INFORMATION PROVIDED:
╭──

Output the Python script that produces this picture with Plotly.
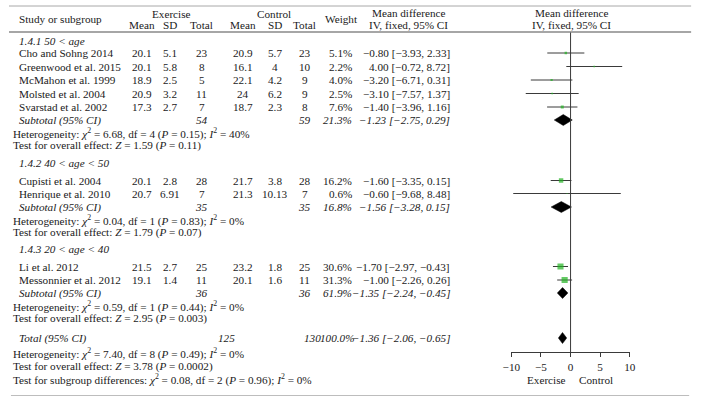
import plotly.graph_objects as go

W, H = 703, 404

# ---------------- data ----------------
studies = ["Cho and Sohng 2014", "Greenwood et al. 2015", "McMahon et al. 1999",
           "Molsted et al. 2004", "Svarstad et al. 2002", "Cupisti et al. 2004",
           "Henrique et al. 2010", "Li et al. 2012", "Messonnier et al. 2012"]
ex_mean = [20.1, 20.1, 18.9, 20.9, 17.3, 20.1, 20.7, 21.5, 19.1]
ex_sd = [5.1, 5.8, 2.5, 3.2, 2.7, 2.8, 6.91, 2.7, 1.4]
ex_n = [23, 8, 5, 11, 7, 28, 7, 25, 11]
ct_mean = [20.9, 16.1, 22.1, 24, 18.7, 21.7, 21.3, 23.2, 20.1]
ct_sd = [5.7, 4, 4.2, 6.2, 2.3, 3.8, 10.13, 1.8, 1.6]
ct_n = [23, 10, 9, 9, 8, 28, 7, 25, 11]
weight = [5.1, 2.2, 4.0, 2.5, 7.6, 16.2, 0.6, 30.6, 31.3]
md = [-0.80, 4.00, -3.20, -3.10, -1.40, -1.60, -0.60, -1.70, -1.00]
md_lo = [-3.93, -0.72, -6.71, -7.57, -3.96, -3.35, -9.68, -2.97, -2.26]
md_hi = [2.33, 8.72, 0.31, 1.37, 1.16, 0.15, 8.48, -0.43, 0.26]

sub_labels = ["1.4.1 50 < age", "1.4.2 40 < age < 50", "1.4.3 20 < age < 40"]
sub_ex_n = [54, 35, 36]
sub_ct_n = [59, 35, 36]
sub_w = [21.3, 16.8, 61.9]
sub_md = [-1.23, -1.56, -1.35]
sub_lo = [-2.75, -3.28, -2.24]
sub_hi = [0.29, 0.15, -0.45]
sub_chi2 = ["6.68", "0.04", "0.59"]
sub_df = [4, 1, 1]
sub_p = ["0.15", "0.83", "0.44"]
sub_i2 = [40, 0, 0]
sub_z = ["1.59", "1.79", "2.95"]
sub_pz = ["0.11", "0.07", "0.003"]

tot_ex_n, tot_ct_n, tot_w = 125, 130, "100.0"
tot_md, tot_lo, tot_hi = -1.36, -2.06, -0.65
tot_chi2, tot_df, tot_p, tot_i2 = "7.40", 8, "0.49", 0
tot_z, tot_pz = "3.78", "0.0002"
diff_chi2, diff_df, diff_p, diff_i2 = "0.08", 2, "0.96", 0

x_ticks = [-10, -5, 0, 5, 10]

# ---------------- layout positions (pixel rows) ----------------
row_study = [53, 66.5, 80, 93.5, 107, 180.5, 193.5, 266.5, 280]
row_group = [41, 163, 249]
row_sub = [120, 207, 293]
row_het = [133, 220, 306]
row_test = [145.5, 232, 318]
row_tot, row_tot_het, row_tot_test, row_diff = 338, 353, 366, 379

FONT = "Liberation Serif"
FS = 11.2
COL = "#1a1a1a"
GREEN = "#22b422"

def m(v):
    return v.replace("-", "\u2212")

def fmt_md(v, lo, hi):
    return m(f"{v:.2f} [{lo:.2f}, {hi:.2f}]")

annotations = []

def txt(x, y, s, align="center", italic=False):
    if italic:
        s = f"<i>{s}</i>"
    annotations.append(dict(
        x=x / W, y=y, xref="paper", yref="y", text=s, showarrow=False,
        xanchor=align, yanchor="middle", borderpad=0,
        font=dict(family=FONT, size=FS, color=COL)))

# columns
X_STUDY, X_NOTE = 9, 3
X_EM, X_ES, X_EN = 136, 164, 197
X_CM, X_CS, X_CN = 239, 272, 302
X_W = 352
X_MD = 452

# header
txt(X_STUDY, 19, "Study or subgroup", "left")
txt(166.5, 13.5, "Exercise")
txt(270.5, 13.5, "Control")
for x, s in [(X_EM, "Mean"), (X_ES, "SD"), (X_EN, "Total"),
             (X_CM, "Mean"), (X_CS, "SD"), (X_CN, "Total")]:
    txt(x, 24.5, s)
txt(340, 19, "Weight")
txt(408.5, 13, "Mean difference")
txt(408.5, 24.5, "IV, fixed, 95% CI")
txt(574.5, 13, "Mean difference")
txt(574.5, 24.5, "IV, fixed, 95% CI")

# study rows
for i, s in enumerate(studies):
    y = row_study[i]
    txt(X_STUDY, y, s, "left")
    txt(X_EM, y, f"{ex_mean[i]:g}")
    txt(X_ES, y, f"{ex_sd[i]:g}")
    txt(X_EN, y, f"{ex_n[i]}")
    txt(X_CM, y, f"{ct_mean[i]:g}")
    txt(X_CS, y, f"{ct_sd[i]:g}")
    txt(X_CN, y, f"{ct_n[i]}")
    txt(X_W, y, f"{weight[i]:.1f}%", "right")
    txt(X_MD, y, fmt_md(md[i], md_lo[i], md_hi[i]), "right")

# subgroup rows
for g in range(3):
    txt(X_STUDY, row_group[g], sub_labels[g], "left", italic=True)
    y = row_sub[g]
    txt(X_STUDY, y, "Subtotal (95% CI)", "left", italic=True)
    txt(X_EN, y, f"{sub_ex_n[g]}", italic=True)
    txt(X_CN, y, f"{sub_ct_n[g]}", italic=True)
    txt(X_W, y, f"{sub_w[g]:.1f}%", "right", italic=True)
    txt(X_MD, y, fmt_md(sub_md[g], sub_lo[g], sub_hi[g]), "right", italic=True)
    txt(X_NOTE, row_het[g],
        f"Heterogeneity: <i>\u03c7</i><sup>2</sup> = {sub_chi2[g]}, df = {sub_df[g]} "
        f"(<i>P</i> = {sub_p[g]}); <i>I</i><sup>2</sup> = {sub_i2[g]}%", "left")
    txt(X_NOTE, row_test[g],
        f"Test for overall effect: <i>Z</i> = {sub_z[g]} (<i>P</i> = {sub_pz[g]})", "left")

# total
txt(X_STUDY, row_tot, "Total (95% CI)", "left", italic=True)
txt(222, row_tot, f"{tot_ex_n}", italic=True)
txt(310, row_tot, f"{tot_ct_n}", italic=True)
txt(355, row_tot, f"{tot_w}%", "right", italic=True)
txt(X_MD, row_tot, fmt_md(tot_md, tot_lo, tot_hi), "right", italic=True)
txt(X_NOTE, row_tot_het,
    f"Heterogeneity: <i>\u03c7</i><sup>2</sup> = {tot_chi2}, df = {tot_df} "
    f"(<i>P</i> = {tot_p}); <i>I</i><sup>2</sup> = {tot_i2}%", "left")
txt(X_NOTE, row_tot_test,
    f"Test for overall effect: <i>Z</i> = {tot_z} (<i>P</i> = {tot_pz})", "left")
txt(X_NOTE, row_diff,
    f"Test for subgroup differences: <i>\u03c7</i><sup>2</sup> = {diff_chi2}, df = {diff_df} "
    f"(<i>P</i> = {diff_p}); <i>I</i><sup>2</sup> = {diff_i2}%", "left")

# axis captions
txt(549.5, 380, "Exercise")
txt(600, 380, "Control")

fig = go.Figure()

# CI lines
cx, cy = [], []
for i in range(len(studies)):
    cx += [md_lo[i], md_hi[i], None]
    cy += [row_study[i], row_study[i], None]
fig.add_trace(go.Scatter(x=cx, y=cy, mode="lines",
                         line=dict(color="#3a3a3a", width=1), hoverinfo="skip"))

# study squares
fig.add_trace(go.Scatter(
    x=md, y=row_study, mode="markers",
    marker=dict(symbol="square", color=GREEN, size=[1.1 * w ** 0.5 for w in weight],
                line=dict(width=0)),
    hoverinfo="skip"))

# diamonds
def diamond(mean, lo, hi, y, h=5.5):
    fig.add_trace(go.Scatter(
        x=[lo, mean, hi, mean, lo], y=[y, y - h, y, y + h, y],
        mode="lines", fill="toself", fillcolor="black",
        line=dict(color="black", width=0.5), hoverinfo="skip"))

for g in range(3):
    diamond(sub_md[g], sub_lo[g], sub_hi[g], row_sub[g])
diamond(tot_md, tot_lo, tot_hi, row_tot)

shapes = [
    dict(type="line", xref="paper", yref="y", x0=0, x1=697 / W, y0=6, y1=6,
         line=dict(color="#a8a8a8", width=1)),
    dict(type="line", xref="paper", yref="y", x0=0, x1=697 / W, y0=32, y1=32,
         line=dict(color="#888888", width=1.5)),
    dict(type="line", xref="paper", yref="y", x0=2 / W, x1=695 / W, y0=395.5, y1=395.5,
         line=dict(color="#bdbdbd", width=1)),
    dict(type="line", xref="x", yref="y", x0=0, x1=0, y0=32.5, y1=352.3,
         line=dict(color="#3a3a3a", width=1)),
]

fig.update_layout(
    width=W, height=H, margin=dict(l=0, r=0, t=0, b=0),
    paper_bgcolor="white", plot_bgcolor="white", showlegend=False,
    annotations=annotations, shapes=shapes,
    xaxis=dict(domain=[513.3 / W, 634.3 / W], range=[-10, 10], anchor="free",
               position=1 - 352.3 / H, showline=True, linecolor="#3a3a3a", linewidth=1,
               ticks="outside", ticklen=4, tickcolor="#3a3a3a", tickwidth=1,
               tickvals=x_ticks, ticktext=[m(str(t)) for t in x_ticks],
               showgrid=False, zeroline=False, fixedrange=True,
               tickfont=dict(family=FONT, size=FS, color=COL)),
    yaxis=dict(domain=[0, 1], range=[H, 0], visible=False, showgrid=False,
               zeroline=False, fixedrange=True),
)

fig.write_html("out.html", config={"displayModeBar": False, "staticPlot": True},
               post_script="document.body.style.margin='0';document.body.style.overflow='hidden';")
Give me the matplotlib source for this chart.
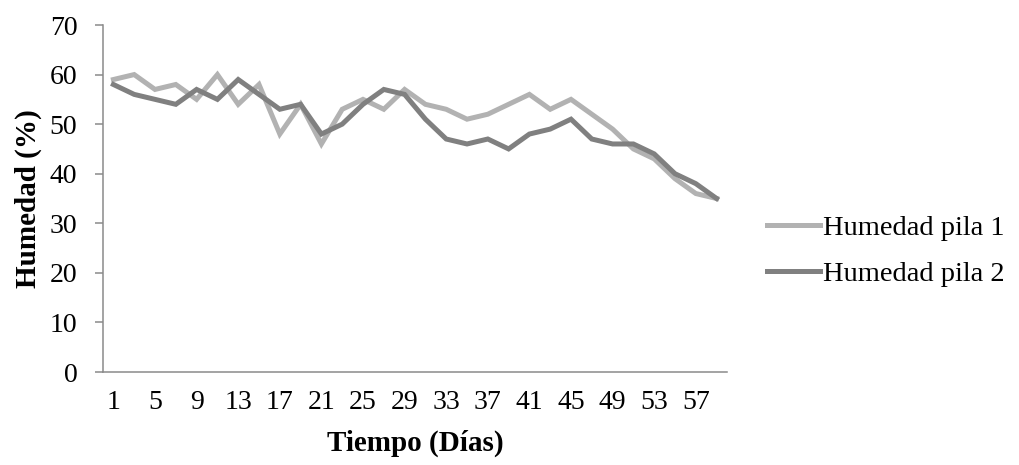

╰──

DESCRIPTION OF THE TASK: Return every line of the preceding records in which the word "this" appears.

PROBLEM SOLUTION:
Output the Python script that produces this picture with Plotly.
Give me the matplotlib source for this chart.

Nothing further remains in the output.